At the same time, Chelsea, Mass., city officials were pleading with the Legislature to let Boston University run their schools. While not a direct state responsibility, this is clearly a failure of government on Dukakis' watch.

And even as Dukakis was speaking here, the overcrowded Essex County jail exploded in violence.

In recent weeks, Dukakis has conveyed the sense that he feels he is dealing with the basic issues, so the picture will improve next year. Implicit is that he will compare favorably with Bush, who is putting off some of the tough choices until next year.

But the problems in Massachusetts are severe. And Dukakis' insistence on minimizing them is a problem in itself.

Rath said he thinks the situation in Massachusetts is adding to the "terrific amount of baggage" Dukakis now carries as a potential national candidate.

Even so, Dukakis was received quite warmly at the dinner here, a roast for House Minority Leader Mary Chambers, one of his earliest presidential supporters.

Chambers said it is impossible to say now if Dukakis could win the New Hampshire primary again in 1992, without knowing how the field will develop.

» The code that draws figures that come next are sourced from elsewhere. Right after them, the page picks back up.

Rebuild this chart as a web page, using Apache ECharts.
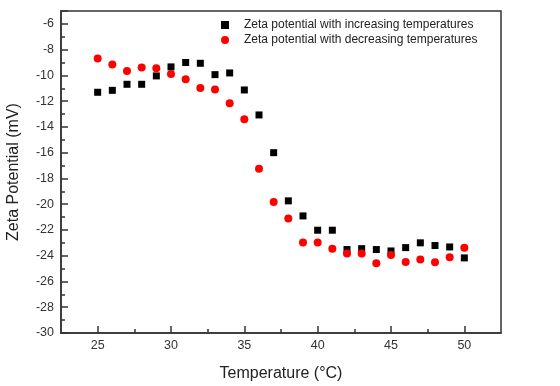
<!DOCTYPE html>
<html>
<head>
<meta charset="utf-8">
<script src="https://cdn.jsdelivr.net/npm/echarts@6/dist/echarts.min.js"></script>
<style>
html,body{margin:0;padding:0;background:#fff;}
#c{width:560px;height:386px;}
</style>
</head>
<body>
<div id="c"></div>
<script>
const temperatures = [25,26,27,28,29,30,31,32,33,34,35,36,37,38,39,40,41,42,43,44,45,46,47,48,49,50];
const increasing = [-11.31,-11.16,-10.69,-10.69,-10.04,-9.34,-9.0,-9.06,-9.94,-9.81,-11.13,-13.07,-16.0,-19.74,-20.91,-22.02,-22.02,-23.52,-23.45,-23.52,-23.63,-23.37,-23.0,-23.21,-23.32,-24.17];
const decreasing = [-8.69,-9.16,-9.65,-9.39,-9.45,-9.89,-10.30,-10.97,-11.10,-12.17,-13.41,-17.24,-19.82,-21.11,-22.98,-22.98,-23.45,-23.83,-23.83,-24.59,-23.94,-24.48,-24.30,-24.51,-24.12,-23.39];
const xTickLabels = [25,30,35,40,45,50];
const xMinorTicks = [27.5,32.5,37.5,42.5,47.5];
const seriesNames = ['Zeta potential with increasing temperatures','Zeta potential with decreasing temperatures'];

const font = '"Liberation Sans", Arial, sans-serif';
const axisColor = '#333';

const chart = echarts.init(document.getElementById('c'), null, {renderer:'canvas'});
chart.setOption({
  animation:false,
  backgroundColor:'#fff',
  grid:{left:61,right:59,top:11,bottom:53,outerBoundsMode:'none',containLabel:false,show:true,borderColor:axisColor,borderWidth:1.5,backgroundColor:'transparent'},
  legend:{
    orient:'vertical',left:216,top:13,itemWidth:8,itemHeight:8,itemGap:1,
    textStyle:{fontFamily:font,fontSize:12,color:'#222',padding:[0,0,0,10],lineHeight:14},
    data:[{name:seriesNames[0],icon:'rect'},{name:seriesNames[1],icon:'circle'}]
  },
  xAxis:[{
    type:'value',min:22.5,max:52.5,interval:2.5,
    name:'Temperature (°C)',nameLocation:'middle',nameGap:33,
    nameTextStyle:{fontFamily:font,fontSize:16,color:'#222'},
    axisLine:{show:true,onZero:false,lineStyle:{color:axisColor,width:1.5}},
    axisTick:{show:true,inside:true,length:7,customValues:xTickLabels,lineStyle:{color:axisColor,width:1.5}},
    axisLabel:{customValues:xTickLabels,margin:6,fontFamily:font,fontSize:12.5,color:'#333'},
    splitLine:{show:false}
  },{
    type:'value',min:22.5,max:52.5,interval:2.5,position:'bottom',
    axisLine:{show:false},
    axisTick:{show:true,inside:true,length:4,customValues:xMinorTicks,lineStyle:{color:axisColor,width:1.5}},
    axisLabel:{show:false},
    splitLine:{show:false}
  }],
  yAxis:{
    type:'value',min:-30,max:-5,interval:2,
    name:'Zeta Potential (mV)',nameLocation:'middle',nameGap:39,
    nameTextStyle:{fontFamily:font,fontSize:16,color:'#222'},
    axisLine:{show:true,onZero:false,lineStyle:{color:axisColor,width:1.5}},
    axisTick:{show:true,inside:true,length:7,lineStyle:{color:axisColor,width:1.5}},
    minorTick:{show:true,splitNumber:2,length:4,lineStyle:{color:axisColor,width:1.5}},
    axisLabel:{showMaxLabel:false,margin:7,fontFamily:font,fontSize:12.5,color:'#333'},
    splitLine:{show:false}
  },
  series:[{
    name:seriesNames[0],type:'scatter',symbol:'rect',symbolSize:7,
    itemStyle:{color:'#000',opacity:1},
    data:temperatures.map((t,i)=>[t,increasing[i]])
  },{
    name:seriesNames[1],type:'scatter',symbol:'circle',symbolSize:8,
    itemStyle:{color:'#ff0000',opacity:1},
    data:temperatures.map((t,i)=>[t,decreasing[i]])
  }]
});
</script>
</body>
</html>
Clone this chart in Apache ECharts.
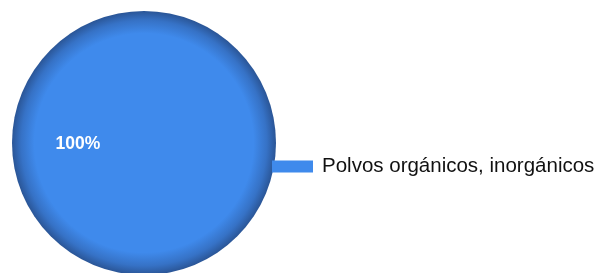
<!DOCTYPE html>
<html>
<head>
<meta charset="utf-8">
<script src="https://cdn.jsdelivr.net/npm/echarts@6/dist/echarts.min.js"></script>
<style>
html, body { margin: 0; padding: 0; background: #fff; }
#chart { width: 600px; height: 273px; }
</style>
</head>
<body>
<div id="chart"></div>
<script>
// datos del grafico
var categorias = ['Polvos orgánicos, inorgánicos'];
var valores = [100];

var chart = echarts.init(document.getElementById('chart'));
var option = {
    animation: false,
    legend: {
        orient: 'vertical',
        left: 267,
        top: 151,
        itemWidth: 41,
        itemHeight: 12,
        itemGap: 10,
        icon: 'rect',
        itemStyle: { color: '#3f8aec' },
        textStyle: {
            fontFamily: 'Liberation Sans, Arial',
            fontSize: 20.5,
            color: '#111',
            padding: [0, 0, 0, 4]
        },
        data: categorias
    },
    series: [
        {
            name: 'distribucion',
            type: 'pie',
            radius: [0, 132],
            center: [144, 143],
            startAngle: 0,
            label: {
                position: 'inside',
                formatter: '{d}%',
                color: '#fff',
                fontFamily: 'Liberation Sans, Arial',
                fontWeight: 'bold',
                fontSize: 17.5,
                offset: [3, 1]
            },
            labelLine: { show: false },
            itemStyle: {
                color: {
                    type: 'radial',
                    x: 0.5, y: 0.5, r: 0.5,
                    colorStops: [
                        {offset: 0, color: '#3f8aec'},
                        {offset: 0.83, color: '#3f8aec'},
                        {offset: 0.93, color: '#3672c6'},
                        {offset: 1, color: '#2a5596'}
                    ]
                }
            },
            emphasis: { disabled: true },
            data: categorias.map(function (c, i) {
                return {name: c, value: valores[i]};
            })
        }
    ]
};
chart.setOption(option);
</script>
</body>
</html>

But she said he has a strong base if he can solve his problems in Massachusetts. He had a strong core, she said, "and I haven't seen any reason to think that support has moved away from him."

As for his intentions, Rath offered this: "There was a not-so-subtle message that he knows where the state is, geographically and politically."

Now what Dukakis has to do is convince Massachusetts that he knows where his home state is, fiscally.